郁雾睁开眼,依依不舍的送薄岘亭走了,眼角还红红的,一时有点分不清有分离焦虑的人到底是谁了。
虞美人眼皮一抬,招手抱猫猫,“乖乖。”
然后,把苏知礼也赶走了。
呼,终于清净了。
猫猫还有些困困的,坐在他旁边的沙发上,顺着栽倒,倚在虞南秋的肩膀边,“哥哥。”
虞美人rua脸颊,“睡吧,有哥哥在呢。”
卞怡和拿过毯子,仔仔细细的盖上,忍不住的说:“好可爱。”
虞美人表示,“是吧,我弟弟最可爱。”
他骨节分明的手指抬起来,跟着点了点猫猫的鼻尖,“也最聪明。”
大概是知道自己醋了,专门过来哄他的。
卞怡和弯弯眼睛,顺着他,“南秋说的都对。”
楼下,薄岘亭和苏知礼一前一后出来碰到。
两人各自扫了一眼,脸上各有各的冷淡神情。
薄岘亭站在车门边,先开了口,“苏先生,苏慕思的判决很快就会下来了,你想好怎么做了吗?”
苏知礼正准备回苏家,“我会处理好。”
他拉开车门,客气疏离,“也请薄先生,好好照顾我家笨笨。”
薄岘亭转身,狭长的凤眸看过来,“我今天要去见一个人,一起吗?”
“见谁?”
“苏光熙。
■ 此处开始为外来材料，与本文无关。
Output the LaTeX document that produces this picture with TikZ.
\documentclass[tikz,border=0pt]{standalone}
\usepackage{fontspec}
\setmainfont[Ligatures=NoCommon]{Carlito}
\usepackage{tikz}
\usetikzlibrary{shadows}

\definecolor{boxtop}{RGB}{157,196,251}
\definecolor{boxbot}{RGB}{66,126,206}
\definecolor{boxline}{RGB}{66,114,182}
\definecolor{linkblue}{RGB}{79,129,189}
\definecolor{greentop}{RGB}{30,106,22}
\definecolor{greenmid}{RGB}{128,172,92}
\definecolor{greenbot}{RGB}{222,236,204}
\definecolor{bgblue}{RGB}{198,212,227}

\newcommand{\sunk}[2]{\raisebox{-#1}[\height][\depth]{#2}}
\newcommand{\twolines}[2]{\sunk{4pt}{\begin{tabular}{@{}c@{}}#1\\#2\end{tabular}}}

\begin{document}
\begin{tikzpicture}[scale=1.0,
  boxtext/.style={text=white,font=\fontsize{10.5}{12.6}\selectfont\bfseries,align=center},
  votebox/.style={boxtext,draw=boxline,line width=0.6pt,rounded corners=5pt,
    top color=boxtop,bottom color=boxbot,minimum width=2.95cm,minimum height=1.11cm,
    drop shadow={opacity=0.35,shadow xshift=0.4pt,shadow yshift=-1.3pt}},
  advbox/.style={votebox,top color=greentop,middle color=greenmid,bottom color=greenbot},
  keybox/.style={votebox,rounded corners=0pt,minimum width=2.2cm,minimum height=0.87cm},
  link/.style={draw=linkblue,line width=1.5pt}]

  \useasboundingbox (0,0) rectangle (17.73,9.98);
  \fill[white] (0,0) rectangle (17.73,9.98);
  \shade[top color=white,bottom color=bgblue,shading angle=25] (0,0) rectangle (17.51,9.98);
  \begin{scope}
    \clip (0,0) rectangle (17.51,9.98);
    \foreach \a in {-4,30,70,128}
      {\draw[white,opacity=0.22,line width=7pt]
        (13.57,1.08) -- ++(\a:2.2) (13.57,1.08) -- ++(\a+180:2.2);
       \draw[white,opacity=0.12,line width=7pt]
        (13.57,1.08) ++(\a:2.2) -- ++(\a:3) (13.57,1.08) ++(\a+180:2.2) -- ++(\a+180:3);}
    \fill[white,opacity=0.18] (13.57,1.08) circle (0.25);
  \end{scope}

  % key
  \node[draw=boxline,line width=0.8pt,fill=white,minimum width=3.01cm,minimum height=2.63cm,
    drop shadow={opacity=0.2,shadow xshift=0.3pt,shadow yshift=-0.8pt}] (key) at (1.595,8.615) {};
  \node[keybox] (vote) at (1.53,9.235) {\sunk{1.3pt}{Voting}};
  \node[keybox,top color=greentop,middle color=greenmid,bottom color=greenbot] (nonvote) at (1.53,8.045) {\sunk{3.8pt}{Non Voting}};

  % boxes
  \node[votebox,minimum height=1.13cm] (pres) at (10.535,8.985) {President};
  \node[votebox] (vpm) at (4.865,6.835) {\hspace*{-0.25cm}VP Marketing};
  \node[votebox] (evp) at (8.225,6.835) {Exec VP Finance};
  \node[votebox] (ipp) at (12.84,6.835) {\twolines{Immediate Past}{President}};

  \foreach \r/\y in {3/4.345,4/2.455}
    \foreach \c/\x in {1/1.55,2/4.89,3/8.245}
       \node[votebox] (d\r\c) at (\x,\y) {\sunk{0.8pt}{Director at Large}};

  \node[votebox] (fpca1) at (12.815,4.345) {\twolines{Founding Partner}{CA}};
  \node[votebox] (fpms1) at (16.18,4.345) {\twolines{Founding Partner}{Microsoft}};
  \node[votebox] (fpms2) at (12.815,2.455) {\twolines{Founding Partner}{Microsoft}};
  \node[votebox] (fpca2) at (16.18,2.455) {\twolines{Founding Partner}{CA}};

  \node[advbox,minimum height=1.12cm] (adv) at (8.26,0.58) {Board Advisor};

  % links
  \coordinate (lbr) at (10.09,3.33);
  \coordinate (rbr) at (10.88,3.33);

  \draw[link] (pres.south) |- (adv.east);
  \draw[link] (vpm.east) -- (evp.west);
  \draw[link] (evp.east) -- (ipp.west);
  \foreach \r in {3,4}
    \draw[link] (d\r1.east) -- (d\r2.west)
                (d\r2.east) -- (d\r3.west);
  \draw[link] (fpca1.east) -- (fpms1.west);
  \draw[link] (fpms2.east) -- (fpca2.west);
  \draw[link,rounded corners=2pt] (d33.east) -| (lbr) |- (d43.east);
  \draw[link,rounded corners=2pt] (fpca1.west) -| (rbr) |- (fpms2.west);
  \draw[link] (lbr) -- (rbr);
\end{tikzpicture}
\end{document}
”
一前一后两辆车相继从医院后门开出来,朝京郊看守所开去,也是事发之后,薄岘亭第一次见苏光熙。
一个小时后,看守所。
这里黑漆漆的,连光照进来也是黯淡的,给人一种阴沉感。
苏知礼眉眼清凌凌的,先走进来坐下,玻璃窗里的苏光熙激动的握着电话,“哥…你过来看我了。”
苏知礼拿起电话,递给了后面走进来的薄岘亭。
“我有问题问你,照实回答。”
只是看到薄岘亭,哪怕隔着玻璃,苏光熙都发了抖,那种被S级Alpha所碾压的感觉,没有人愿意回想。
“好好好。”
薄岘亭站着,有些居高临下的意味,头顶摇晃的白炽灯照不进彻底被漆黑笼罩的眼底,“第一件事,三天后是苏慕思的第一次开庭,需要你作为证人出席。”
“第二件事,三年前,你对郁雾做了什么?”
苏知礼也看了过来,平静且渗人。
同时被两个Alpha盯着,苏光熙汗毛直立,他又抖了抖,这些天在看守所里一点都不好过,比起前二十多年的日子,可以说是吃尽了苦头。
不用薄岘亭出现,苏知礼已经把他整得老老实实了。
“我…”他低下头,一股脑的说完了,“我当时很烦郁雾,他说自己总被苏慕思欺负,我就在苏慕思的酒里加点东西,其实我两杯都加了。”
无论郁雾是不是把酒递了出去,自己都会出事。
薄岘亭瞧着苏光熙,对于他的阴险手段,丝毫不意外,转头问苏知礼,“我问完了,你要继续吗?”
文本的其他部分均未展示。